# Task data:

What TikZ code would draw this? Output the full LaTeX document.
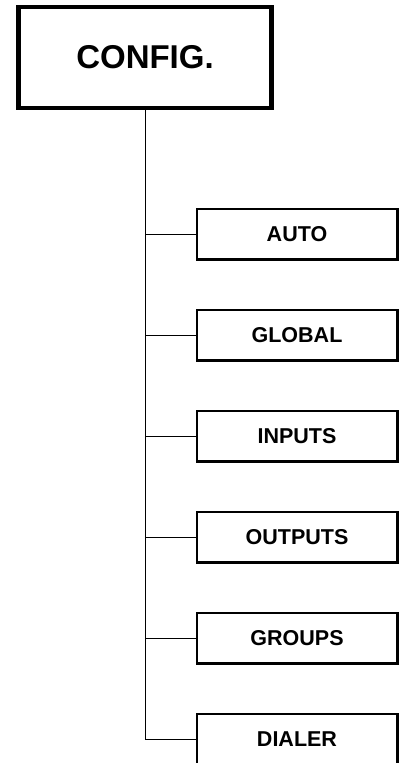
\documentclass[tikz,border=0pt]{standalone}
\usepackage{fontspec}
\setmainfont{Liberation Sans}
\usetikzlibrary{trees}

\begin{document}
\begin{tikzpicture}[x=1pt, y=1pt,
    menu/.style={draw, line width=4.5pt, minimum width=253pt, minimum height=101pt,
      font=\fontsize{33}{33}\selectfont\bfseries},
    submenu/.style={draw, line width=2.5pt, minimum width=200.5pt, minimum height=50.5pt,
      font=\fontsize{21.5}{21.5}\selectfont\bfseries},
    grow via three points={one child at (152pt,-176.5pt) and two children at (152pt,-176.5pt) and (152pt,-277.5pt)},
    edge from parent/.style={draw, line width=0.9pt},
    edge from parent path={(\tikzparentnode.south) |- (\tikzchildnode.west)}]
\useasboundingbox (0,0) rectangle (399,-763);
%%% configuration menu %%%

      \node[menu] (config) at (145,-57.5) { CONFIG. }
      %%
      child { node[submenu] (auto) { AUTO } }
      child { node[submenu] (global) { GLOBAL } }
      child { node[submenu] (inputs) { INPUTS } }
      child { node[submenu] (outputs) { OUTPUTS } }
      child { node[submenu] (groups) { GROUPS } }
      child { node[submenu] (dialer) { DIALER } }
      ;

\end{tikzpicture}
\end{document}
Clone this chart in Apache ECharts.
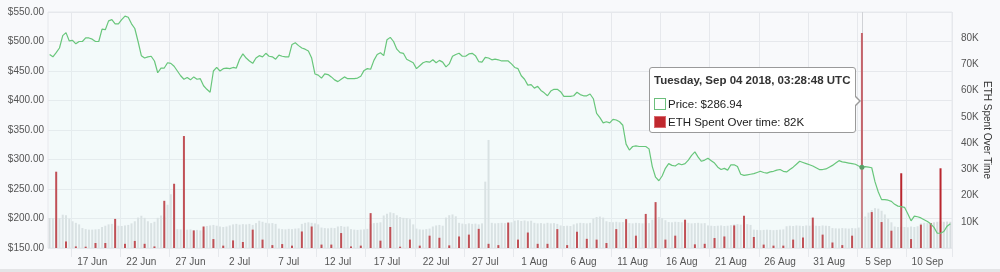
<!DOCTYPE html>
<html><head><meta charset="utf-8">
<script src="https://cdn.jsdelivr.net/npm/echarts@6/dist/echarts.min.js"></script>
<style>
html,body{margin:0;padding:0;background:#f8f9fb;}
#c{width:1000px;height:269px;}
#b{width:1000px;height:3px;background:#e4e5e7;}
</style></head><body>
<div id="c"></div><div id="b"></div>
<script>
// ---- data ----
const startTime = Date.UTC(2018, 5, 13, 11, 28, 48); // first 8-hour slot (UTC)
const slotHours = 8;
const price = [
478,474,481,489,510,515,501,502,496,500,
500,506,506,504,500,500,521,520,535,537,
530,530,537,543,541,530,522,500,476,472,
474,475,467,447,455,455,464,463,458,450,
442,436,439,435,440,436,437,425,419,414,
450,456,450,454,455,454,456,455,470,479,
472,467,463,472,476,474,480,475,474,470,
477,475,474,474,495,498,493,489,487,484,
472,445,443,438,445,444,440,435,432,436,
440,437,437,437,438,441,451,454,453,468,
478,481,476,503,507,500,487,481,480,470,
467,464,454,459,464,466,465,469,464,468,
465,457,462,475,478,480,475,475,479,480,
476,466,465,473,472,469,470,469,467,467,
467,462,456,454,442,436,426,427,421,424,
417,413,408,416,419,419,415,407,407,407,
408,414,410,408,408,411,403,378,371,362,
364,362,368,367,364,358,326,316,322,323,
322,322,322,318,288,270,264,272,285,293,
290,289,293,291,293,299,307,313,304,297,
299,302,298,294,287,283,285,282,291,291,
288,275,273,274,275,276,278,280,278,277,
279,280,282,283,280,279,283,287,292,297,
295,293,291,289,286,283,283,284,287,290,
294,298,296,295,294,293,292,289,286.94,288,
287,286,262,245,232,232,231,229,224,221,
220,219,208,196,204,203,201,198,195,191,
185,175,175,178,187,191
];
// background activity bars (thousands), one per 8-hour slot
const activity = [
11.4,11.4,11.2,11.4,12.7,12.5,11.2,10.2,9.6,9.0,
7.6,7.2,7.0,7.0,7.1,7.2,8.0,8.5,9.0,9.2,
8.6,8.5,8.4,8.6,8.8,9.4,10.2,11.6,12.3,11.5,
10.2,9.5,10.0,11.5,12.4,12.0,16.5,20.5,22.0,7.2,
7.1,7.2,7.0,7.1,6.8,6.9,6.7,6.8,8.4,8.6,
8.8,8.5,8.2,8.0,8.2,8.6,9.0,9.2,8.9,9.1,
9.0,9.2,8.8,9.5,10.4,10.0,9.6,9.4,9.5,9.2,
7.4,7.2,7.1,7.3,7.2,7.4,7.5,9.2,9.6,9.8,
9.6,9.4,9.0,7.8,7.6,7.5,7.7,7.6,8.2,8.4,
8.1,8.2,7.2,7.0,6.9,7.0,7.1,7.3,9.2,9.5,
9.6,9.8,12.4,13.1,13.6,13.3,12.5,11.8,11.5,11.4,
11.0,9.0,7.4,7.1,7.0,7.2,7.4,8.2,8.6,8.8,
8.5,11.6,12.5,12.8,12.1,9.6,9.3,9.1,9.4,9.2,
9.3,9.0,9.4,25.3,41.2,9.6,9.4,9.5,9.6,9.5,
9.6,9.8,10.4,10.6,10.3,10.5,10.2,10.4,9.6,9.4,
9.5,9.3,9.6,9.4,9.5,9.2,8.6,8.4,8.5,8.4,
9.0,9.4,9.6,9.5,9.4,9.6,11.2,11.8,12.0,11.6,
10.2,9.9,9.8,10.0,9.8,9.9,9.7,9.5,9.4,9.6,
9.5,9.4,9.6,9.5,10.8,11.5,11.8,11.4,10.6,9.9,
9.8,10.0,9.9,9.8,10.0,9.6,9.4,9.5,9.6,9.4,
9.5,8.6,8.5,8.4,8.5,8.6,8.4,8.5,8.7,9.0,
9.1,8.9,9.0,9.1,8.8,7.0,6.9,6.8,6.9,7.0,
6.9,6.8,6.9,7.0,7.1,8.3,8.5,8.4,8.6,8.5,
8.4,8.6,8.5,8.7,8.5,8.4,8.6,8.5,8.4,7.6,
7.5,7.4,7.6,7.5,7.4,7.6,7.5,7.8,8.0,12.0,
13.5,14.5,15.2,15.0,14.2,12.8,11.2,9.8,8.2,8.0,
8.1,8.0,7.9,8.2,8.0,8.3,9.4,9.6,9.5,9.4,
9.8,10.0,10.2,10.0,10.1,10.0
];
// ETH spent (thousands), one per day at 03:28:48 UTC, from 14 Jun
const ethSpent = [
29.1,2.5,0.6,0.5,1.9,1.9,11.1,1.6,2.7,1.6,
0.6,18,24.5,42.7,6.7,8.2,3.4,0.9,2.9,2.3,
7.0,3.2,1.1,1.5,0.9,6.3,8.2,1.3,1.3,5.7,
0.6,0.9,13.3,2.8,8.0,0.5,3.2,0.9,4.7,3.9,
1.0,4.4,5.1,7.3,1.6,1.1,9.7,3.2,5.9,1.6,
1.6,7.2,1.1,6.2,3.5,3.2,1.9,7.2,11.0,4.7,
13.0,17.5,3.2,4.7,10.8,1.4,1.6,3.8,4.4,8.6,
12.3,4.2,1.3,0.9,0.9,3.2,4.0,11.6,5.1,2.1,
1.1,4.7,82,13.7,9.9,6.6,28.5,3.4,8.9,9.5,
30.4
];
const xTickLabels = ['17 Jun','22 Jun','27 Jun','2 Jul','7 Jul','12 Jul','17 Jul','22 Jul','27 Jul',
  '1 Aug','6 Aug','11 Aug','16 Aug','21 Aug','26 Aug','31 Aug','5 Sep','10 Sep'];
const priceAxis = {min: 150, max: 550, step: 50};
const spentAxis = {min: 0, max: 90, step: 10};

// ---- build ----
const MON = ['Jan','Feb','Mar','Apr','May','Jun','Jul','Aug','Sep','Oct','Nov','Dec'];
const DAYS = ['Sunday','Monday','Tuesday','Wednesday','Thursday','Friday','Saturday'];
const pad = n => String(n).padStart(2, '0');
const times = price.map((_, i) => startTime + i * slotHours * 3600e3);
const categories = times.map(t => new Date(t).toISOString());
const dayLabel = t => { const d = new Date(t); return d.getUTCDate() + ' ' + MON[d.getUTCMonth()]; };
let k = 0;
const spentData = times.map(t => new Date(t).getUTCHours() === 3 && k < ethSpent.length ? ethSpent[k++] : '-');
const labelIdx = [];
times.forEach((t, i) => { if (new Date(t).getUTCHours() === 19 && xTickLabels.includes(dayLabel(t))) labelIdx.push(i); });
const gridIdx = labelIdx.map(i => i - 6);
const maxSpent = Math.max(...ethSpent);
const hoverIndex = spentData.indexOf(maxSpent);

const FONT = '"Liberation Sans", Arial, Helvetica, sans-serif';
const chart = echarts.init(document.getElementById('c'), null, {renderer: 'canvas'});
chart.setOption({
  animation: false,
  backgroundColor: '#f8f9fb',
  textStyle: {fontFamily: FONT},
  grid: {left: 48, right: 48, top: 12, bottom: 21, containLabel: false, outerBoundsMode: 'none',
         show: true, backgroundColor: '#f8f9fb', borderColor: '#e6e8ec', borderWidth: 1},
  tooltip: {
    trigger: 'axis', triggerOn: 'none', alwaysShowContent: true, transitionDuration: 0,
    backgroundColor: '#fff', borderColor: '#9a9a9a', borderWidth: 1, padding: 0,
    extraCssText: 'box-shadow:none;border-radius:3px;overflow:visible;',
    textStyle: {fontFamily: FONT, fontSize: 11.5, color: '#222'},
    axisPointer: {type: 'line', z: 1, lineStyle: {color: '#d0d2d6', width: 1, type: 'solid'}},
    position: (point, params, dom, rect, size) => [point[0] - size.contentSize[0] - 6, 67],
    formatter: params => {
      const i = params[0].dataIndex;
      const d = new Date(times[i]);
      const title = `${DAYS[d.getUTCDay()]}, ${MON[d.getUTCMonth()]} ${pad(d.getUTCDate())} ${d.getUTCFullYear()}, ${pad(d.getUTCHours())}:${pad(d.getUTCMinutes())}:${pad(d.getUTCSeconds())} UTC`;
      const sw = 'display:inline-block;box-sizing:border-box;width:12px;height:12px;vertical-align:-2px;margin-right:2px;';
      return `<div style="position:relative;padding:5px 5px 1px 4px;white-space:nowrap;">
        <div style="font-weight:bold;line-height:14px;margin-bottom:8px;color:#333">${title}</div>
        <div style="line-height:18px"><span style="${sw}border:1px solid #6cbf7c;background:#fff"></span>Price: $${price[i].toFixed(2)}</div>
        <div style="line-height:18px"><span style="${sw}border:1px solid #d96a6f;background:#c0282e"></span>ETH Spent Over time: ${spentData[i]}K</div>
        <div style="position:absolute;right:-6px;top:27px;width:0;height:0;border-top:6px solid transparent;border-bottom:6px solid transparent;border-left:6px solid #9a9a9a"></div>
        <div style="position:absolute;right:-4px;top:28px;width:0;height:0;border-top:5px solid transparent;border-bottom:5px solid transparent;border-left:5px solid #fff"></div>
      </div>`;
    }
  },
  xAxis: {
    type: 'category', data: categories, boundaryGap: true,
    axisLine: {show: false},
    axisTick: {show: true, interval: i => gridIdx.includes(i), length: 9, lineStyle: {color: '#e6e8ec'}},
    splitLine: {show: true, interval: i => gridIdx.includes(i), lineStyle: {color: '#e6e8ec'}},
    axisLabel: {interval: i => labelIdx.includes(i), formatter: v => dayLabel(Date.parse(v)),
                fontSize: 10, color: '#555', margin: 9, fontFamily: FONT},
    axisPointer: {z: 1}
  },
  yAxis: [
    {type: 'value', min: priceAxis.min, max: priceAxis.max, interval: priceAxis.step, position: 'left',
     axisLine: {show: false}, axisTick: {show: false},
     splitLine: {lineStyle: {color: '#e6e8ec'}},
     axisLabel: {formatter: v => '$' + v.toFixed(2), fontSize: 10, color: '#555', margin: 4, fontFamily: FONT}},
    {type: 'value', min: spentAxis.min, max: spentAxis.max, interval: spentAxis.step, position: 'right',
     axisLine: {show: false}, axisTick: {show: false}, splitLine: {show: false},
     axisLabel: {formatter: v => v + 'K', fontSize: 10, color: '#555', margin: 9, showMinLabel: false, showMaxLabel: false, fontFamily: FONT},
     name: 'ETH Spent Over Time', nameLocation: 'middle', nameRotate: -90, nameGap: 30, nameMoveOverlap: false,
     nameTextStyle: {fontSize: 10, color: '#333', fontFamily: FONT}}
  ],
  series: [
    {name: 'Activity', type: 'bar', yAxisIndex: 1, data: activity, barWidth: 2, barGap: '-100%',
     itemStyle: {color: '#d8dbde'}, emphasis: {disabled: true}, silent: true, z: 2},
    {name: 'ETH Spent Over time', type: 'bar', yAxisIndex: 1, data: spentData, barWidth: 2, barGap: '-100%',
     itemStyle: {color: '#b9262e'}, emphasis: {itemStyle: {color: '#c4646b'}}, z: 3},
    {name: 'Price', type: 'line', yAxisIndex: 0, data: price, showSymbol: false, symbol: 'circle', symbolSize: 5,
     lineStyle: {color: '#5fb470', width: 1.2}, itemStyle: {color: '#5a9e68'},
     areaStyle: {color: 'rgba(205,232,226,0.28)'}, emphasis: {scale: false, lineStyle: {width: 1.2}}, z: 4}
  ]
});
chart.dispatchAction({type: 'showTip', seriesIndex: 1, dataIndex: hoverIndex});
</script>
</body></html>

--

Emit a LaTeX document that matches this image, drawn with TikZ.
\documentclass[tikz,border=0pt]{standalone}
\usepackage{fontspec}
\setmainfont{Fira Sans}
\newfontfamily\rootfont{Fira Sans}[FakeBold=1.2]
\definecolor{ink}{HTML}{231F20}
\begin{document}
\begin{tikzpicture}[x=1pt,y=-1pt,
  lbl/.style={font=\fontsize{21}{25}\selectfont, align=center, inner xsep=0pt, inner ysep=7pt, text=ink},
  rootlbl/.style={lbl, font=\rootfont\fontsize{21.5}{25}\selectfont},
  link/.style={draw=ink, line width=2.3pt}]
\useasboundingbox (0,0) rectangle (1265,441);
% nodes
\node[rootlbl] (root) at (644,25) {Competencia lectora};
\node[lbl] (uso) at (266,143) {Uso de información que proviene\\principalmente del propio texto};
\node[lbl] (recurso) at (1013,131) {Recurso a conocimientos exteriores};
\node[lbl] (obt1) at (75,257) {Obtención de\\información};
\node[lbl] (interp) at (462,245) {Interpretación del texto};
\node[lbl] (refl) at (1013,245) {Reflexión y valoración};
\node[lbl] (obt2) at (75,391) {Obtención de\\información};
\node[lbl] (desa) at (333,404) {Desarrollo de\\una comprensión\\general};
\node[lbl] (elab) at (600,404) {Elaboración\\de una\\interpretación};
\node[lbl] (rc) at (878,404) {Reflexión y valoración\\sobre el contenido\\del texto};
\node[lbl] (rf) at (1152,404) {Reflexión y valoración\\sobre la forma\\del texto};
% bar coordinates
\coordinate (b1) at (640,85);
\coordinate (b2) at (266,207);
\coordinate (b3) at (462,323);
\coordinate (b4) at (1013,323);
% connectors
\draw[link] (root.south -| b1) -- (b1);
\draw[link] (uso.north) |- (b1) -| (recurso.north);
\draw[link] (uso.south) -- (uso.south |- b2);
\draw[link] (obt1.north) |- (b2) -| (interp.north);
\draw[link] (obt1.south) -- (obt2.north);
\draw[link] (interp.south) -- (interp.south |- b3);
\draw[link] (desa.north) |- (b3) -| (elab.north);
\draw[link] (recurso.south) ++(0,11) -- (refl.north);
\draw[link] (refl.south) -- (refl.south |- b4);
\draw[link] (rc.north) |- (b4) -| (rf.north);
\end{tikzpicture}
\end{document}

# Given request:
Above are records; repeat only the lines from the line with "What TikZ code" through the line with "configuration menu %%%", and leave pictures out.

# Answer to the exercise:
What TikZ code would draw this? Output the full LaTeX document.
\documentclass[tikz,border=0pt]{standalone}
\usepackage{fontspec}
\setmainfont{Liberation Sans}
\usetikzlibrary{trees}

\begin{document}
\begin{tikzpicture}[x=1pt, y=1pt,
    menu/.style={draw, line width=4.5pt, minimum width=253pt, minimum height=101pt,
      font=\fontsize{33}{33}\selectfont\bfseries},
    submenu/.style={draw, line width=2.5pt, minimum width=200.5pt, minimum height=50.5pt,
      font=\fontsize{21.5}{21.5}\selectfont\bfseries},
    grow via three points={one child at (152pt,-176.5pt) and two children at (152pt,-176.5pt) and (152pt,-277.5pt)},
    edge from parent/.style={draw, line width=0.9pt},
    edge from parent path={(\tikzparentnode.south) |- (\tikzchildnode.west)}]
\useasboundingbox (0,0) rectangle (399,-763);
%%% configuration menu %%%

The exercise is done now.